Amazon contracts delivery drivers through smaller local companies.
The companies provides the companies with a set of rules for the drivers that include grooming stipulations, Bloomberg reported.
In the past, Amazon has been criticized for its in-car monitoring equipment for delivery drivers.
Amazon work rules regulate delivery drivers' personal grooming and social media habits, according to a recent report from Bloomberg on Wednesday.
The company dictates specifics, including body odor and the appearance of fingernails and hair, to social media posts, Bloomberg found in an updated version of the company's policies that govern small delivery companies.
While the company's delivery drivers wear an Amazon logo, many are actually employed by small independent businesses that Amazon calls Delivery Service Partners.

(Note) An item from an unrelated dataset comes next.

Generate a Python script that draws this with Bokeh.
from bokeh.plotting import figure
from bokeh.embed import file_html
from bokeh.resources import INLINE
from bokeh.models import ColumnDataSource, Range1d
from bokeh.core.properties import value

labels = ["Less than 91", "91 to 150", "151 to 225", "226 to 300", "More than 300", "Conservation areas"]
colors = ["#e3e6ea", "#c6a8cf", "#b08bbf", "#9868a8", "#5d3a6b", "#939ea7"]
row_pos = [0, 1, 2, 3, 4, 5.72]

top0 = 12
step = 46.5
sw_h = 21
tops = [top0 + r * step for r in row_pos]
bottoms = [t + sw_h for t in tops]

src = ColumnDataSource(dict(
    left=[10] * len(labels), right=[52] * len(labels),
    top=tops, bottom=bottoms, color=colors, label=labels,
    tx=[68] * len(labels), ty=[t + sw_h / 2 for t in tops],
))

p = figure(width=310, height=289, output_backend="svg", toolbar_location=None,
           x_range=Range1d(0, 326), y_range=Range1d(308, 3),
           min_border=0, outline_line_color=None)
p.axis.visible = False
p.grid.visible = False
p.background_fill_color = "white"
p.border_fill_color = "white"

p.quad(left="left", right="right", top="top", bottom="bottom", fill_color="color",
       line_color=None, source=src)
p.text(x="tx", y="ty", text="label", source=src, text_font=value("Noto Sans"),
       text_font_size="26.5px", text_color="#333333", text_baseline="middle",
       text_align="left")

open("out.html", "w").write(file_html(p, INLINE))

According to Bloomberg, the contracts between the small companies and the e-commerce giant can change at any time based on Amazon's needs.
"Personal grooming must be maintained at an acceptable level, including but not limited to prevention of unpleasant breath or body odor, modest perfume/cologne, and clean teeth, face/ears, fingernails and hair," the policy states.

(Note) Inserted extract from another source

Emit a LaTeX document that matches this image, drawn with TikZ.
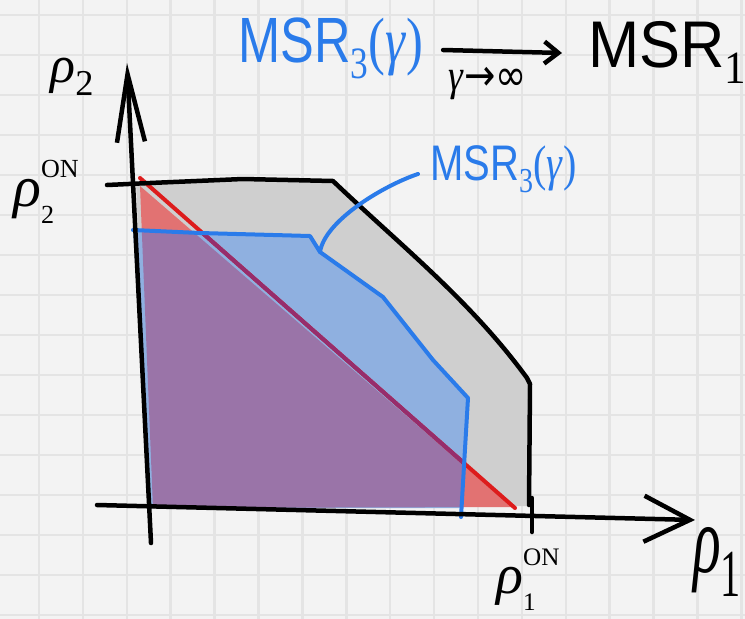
\documentclass[tikz,border=0pt]{standalone}
\usepackage{fontspec}
\usepackage{graphicx}
\setmainfont{Liberation Serif}
\setsansfont{Liberation Sans}
\newfontfamily\symfont{DejaVu Sans}
\usetikzlibrary{arrows.meta}
\definecolor{paperColor}{HTML}{F3F3F3}
\definecolor{gridColor}{HTML}{E4E4E4}
\definecolor{regionGray}{HTML}{CFCFCF}
\definecolor{regionRed}{HTML}{E27272}
\definecolor{regionBlue}{HTML}{8FB0E0}
\definecolor{regionPurple}{HTML}{9A74A8}
\definecolor{penRed}{HTML}{DD1C1C}
\definecolor{penMaroon}{HTML}{962D6C}
\definecolor{penBlue}{HTML}{2A7BEA}
\newcommand{\squeeze}[2]{\scalebox{#1}[1]{#2}}
\newcommand{\lowsub}[1]{\raisebox{-0.25em}{\scalebox{0.7}{#1}}}
\newcommand{\onlabel}[1]{\textit{ρ}\rlap{\raisebox{-0.3em}{\scalebox{0.45}{#1}}}\raisebox{0.5em}{\scalebox{0.45}{ON}}}
\newcommand{\msrlabel}{\textsf{MSR}\lowsub{3}(\textit{γ})}
\newcommand{\blueregion}{(133,230) -- (200,233) -- (310,236) -- (320,252) -- (383,297) -- (433,360) -- (468,398) -- (463,508) -- (150,508) -- cycle}
\newcommand{\redregion}{(140,186) -- (512,507) -- (153,508) -- cycle}

\begin{document}
\begin{tikzpicture}[x=1pt, y=-1pt, line cap=round, line join=round,
    pen/.style={line width=4.5pt},
    bluepen/.style={line width=4pt, penBlue}]
    \useasboundingbox (0,0) rectangle (745,619);
    \fill[paperColor] (0,0) rectangle (745,619);
    \foreach \gx in {0,...,16}
        \draw[gridColor, line width=2.5pt] ({39+43.9*\gx},0) -- ({39+43.9*\gx},619);
    \foreach \gy in {0,...,15}
        \draw[gridColor, line width=2.5pt] (0,{15+40*\gy}) -- (745,{15+40*\gy});
    % regions
    \fill[regionGray] (136,183) -- (333,180) .. controls (400,245) and (470,300) .. (527,378) -- (530,506) -- (150,506) -- cycle;
    \fill[regionRed] \redregion;
    \fill[regionBlue] \blueregion;
    \begin{scope}
        \clip \redregion;
        \fill[regionPurple] \blueregion;
    \end{scope}
    \draw[line width=4pt, penRed] (140,178) -- (515,508);
    \begin{scope}
        \clip \blueregion;
        \draw[line width=4pt, penMaroon] (140,178) -- (515,508);
    \end{scope}
    \coordinate (kink) at (320,252);
    \draw[bluepen] (133,230) -- (200,233) -- (310,236) -- (kink) -- (383,297) -- (433,360) -- (468,398) -- (461,517);
    \draw[pen] (107,185) -- (150,183) -- (243,179) -- (333,181) .. controls (400,245) and (470,300) .. (527,378) -- (530,384) -- (529,505);
    % axes
    \draw[pen, -{Straight Barb[length=68pt, width=28pt]}] (151,543) -- (127,63);
    \draw[pen, -{Straight Barb[length=46pt, width=46pt]}] (97,505) -- (695,520);
    \draw[pen] (532,498) -- (532,532);
    \node[font=\fontsize{52}{52}\selectfont] (rhotwo) at (72,77) {\textit{ρ}\lowsub{2}};
    \node[font=\fontsize{96}{96}\selectfont, anchor=base west, inner sep=0pt] (rhoone) at (693,572) {\squeeze{0.6}{\textit{ρ}\lowsub{1}}};
    \node[font=\fontsize{58}{58}\selectfont] (rhotwoon) at (46,192) {\onlabel{2}};
    \node[font=\fontsize{56}{56}\selectfont] (rhooneon) at (528,580) {\onlabel{1}};
    % labels
    \node[penBlue, font=\fontsize{50}{50}\selectfont, anchor=base west, inner sep=0pt] (msrmid) at (430,180) {\squeeze{0.8}{\msrlabel}};
    \draw[bluepen] ([shift={(-12pt,6pt)}]msrmid.base west) .. controls +(-33,11) and +(5,-32) .. (kink);
    \node[penBlue, font=\fontsize{64}{64}\selectfont, anchor=base west, inner sep=0pt] (msrtop) at (238,62) {\squeeze{0.79}{\msrlabel}};
    \node[font=\fontsize{66}{66}\selectfont, anchor=base west, inner sep=0pt] (msrone) at (588,67) {\squeeze{0.93}{\textsf{MSR}\lowsub{1}}};
    \draw[pen, -{Straight Barb[length=14pt, width=22pt]}] ([shift={(20pt,12pt)}]msrtop.base east) -- ([shift={(-26pt,14pt)}]msrone.base west);
    \node[font=\fontsize{44}{44}\selectfont] (limit) at (488,84) {\squeeze{0.85}{\textit{γ}{\symfont →∞}}};
\end{tikzpicture}
\end{document}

Drivers are also required to avoid posting anything on social media that Amazon would deem "obscene."
Amazon did not comment on the grooming and social media standards it maintains for its driver, but a spokesperson told Insider that its partnerships with local small businesses are well suited to its business goals - and help the smaller companies thrive, too.
"The suggestion that Amazon is seeking to avoid responsibility for delivery drivers is wrong," an Amazon spokesperson told Insider. "The biggest challenge in developing a driver network is building great teams who understand their communities, and we think local small business owners do that best-they tap into their community to hire and develop great drivers, while the DSP program supports them with logistics experience, technology, and a suite of exclusive services that help their business thrive."
Amazon's business model is not unlike many other US companies that use independent contract workers and staffing companies. McDonald's and FedEx also use a similar staffing process.
Outside of grooming stipulations, the policy stipulates that drivers can be drug tested at any time. Amazon also approves training programs for the drivers, Bloomberg reported.
The conditions Amazon delivery drivers work under have captured public attention in the past. An Insider report found that Amazon drivers are often forced to pee in bottles as their schedules do not allow time for bathroom breaks.
The company has also come under fire due to its policies for monitoring delivery drivers on the job. In February, Insider reported Amazon was equipping all delivery vehicles with AI camera systems called Driveri. The cameras are always on and scan drivers' body language, the speed of the vehicle, and even drowsiness. The system then uses "automated verbal alerts" to tell drivers if a violation has been detected.